Since his election in March, Pope Francis has proven to be something of an iconoclast.
On Holy Thursday, he famously washed the feet of young Muslims in a Rome prison, including those of a girl – the first time a pontiff had ever washed a female's feet.
He still refuses to live in Apostolic Palace, preferring to stay in a nearby modest guesthouse instead.
So it should perhaps come as no surprise that on June 2, Francis was, again, key in another first for the Catholic Church. From St. Peter's Basilica in Rome, Francis led an hour of Eucharistic Adoration, which was broadcast around the world in real time.
Catholics around the globe tuned in to celebrate simultaneously with the pope, including some 19 million of the faithful in India, 243 dioceses and parishes in the United States and isolated churches in the Amazon rainforest.
"For those around the world who still suffer slavery and who are victims of war, human trafficking, drug running, and slave labor. For the children and women who are suffering from every type of violence," Pope Francis prayed.

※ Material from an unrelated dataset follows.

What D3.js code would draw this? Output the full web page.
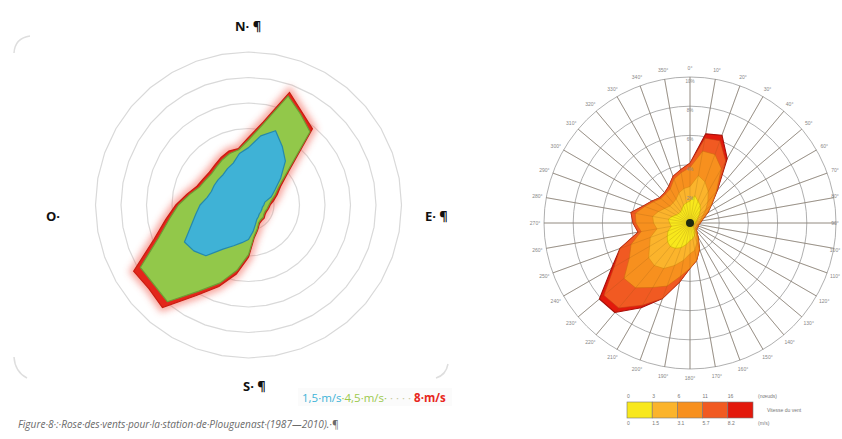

"May their silent scream for help be heard by a vigilant Church so that, gazing upon the crucified Christ, she may not forget the many brothers and sisters who are left at the mercy of violence. Also, for all those who find themselves in economically precarious situations, above all for the unemployed, the elderly, migrants, the homeless, prisoners, and those who experience marginalization.
"That the Church's prayer and its active nearness give them comfort and assistance in hope and strength and courage in defending human dignity," said the pontiff in his prayer.
The global event is part of the Church's designation of 2013 as the Year of Faith, which seeks to promote the understanding that the Catholic faith is "the encounter with an event, a person, which gives life a new horizon and a decisive direction."
Participants were asked to pray for the Church and for people who are suffering, including victims of trafficking, prisoners and those facing economic hardship.
According to Catholic scholars, Eucharistic Adoration has existed some form since the first century. Monks who were contemporaries of Ignatius of Antioch were known to reserve the consecrated elements in their hermitages.
By the Council of Nicea in 325, the practice had begun to take on its current form, being reserved in churches and monasteries, although only to be taken to the sick and dying.
Today, the consecrated elements are reserved by all churches and Catholic teaching mandates they be made easily available to the faithful for the purpose of adoration.